Instructions for the task | Retype the opening lines of the data exactly, stopping after the line that contains "const years = d3.range(1963, 2021);". Skip every picture.

Information provided |

>>>

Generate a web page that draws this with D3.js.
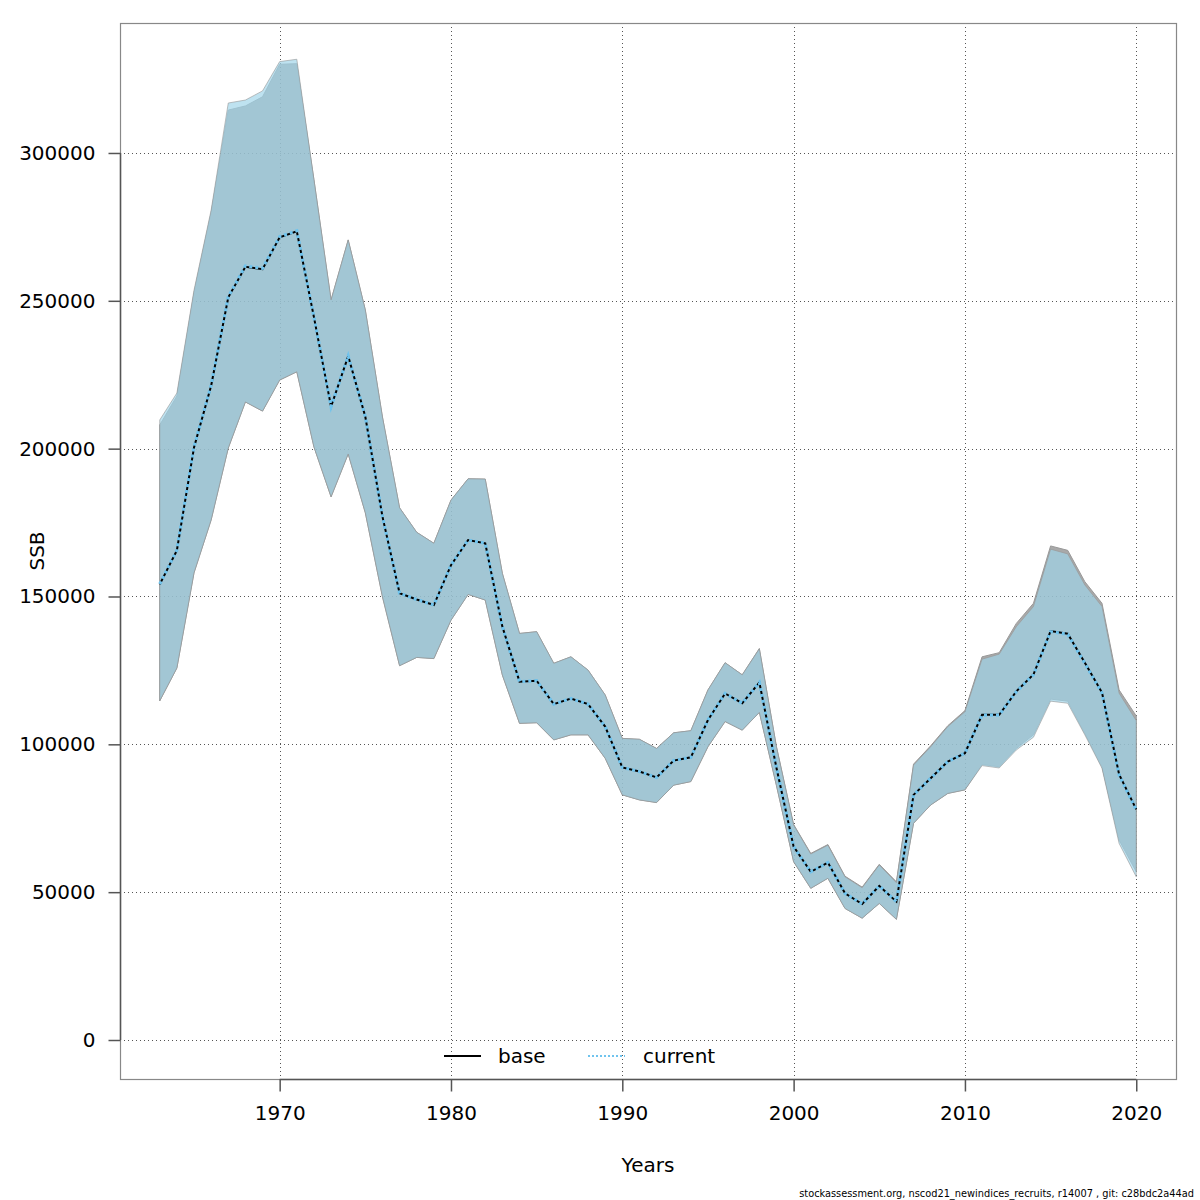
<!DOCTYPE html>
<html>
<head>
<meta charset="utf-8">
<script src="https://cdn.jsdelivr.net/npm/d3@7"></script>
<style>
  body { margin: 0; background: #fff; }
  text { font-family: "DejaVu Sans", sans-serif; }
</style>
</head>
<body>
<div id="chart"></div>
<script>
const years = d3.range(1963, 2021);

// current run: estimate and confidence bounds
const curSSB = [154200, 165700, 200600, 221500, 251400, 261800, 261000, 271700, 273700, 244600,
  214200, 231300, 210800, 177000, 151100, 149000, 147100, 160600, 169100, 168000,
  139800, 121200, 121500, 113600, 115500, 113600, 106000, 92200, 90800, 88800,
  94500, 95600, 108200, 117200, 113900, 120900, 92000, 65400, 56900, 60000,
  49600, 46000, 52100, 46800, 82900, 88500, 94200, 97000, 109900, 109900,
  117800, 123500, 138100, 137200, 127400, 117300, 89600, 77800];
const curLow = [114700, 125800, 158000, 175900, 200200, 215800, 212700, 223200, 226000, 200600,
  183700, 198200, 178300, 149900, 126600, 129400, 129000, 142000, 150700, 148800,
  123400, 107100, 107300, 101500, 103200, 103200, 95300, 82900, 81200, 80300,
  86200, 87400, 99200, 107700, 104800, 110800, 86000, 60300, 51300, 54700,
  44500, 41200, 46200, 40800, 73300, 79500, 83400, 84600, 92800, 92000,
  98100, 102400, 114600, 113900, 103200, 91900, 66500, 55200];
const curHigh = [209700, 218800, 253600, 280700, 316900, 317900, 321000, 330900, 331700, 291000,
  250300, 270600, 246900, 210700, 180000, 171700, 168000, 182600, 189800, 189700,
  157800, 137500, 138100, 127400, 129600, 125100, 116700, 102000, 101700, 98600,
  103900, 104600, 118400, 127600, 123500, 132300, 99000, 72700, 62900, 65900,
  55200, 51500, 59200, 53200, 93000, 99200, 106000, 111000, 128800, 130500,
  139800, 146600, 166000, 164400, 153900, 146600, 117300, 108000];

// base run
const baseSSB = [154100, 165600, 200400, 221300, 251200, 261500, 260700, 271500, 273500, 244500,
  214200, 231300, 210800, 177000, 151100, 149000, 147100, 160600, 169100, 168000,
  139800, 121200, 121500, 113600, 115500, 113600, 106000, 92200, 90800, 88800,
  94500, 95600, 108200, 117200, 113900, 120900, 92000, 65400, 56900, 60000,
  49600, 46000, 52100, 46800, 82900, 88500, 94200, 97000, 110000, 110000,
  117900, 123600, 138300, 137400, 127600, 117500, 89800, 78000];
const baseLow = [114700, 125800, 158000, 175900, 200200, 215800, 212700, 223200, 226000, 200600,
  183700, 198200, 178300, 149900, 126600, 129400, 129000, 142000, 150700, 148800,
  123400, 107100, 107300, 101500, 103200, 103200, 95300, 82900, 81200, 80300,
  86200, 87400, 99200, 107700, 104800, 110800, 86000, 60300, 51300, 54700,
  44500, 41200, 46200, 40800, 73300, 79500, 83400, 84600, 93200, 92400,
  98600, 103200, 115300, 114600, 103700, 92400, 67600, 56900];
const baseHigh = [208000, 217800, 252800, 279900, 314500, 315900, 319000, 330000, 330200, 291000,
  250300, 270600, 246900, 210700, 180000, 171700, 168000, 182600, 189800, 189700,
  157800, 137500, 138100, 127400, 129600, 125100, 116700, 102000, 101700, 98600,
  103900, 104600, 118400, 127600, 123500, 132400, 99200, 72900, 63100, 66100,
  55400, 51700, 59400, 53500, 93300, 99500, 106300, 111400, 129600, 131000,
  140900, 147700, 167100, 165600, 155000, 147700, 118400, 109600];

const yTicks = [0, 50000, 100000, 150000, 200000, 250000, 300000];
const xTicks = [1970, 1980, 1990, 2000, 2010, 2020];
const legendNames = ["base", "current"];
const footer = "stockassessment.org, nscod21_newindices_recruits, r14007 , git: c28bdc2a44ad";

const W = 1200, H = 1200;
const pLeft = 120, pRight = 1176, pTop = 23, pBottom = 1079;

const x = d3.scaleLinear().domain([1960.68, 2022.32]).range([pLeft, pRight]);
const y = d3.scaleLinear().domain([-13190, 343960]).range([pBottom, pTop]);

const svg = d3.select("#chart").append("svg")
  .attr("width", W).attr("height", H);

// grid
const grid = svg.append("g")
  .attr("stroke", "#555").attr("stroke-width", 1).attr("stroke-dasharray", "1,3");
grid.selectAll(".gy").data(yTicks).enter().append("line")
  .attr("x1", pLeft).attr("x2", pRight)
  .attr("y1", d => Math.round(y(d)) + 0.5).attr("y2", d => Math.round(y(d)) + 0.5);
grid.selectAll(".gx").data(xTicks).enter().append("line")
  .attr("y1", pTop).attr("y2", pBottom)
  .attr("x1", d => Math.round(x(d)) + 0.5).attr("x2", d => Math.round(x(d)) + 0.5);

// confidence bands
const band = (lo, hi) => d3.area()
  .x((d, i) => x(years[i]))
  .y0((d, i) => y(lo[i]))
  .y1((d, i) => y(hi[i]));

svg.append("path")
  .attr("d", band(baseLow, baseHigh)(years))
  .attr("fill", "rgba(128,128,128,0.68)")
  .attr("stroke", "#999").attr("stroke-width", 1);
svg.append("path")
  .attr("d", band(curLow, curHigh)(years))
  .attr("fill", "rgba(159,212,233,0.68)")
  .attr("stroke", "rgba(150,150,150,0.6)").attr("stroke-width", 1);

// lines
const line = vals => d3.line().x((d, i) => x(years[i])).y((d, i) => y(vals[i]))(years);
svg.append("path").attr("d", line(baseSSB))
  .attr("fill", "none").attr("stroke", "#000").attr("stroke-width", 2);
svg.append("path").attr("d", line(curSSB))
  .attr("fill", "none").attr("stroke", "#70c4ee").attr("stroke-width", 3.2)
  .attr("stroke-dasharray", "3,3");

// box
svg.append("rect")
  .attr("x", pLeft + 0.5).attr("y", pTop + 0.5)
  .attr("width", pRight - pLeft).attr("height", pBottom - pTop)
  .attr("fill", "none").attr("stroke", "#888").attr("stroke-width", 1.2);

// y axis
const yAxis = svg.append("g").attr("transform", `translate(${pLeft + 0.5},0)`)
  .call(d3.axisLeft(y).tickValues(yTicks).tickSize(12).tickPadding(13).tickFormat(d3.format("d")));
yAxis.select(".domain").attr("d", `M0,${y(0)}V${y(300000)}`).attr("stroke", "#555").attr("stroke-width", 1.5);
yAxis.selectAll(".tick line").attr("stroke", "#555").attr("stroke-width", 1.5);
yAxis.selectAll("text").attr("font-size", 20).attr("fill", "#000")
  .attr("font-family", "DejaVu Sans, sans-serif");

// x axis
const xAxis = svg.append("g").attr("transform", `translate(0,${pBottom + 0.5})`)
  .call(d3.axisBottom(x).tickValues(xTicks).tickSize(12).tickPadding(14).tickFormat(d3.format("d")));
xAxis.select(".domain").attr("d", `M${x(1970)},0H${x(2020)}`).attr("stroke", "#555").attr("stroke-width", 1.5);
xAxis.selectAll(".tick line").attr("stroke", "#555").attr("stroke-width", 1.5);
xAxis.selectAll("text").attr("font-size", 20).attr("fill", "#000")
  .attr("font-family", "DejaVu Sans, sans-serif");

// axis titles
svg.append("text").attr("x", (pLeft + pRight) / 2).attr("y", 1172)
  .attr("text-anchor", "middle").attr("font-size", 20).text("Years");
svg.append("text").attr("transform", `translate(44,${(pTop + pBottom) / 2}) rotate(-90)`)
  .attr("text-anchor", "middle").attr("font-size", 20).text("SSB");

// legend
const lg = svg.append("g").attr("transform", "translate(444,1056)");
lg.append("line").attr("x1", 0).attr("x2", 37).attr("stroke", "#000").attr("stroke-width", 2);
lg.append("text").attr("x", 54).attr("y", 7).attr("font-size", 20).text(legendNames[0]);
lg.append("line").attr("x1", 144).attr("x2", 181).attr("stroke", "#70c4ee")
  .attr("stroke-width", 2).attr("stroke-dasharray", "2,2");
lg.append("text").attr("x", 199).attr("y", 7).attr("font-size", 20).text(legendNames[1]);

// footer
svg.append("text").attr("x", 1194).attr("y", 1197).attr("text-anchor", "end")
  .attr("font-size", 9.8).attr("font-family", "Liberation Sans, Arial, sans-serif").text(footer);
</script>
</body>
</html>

<<<

Correct response |
Generate a web page that draws this with D3.js.
<!DOCTYPE html>
<html>
<head>
<meta charset="utf-8">
<script src="https://cdn.jsdelivr.net/npm/d3@7"></script>
<style>
  body { margin: 0; background: #fff; }
  text { font-family: "DejaVu Sans", sans-serif; }
</style>
</head>
<body>
<div id="chart"></div>
<script>
const years = d3.range(1963, 2021);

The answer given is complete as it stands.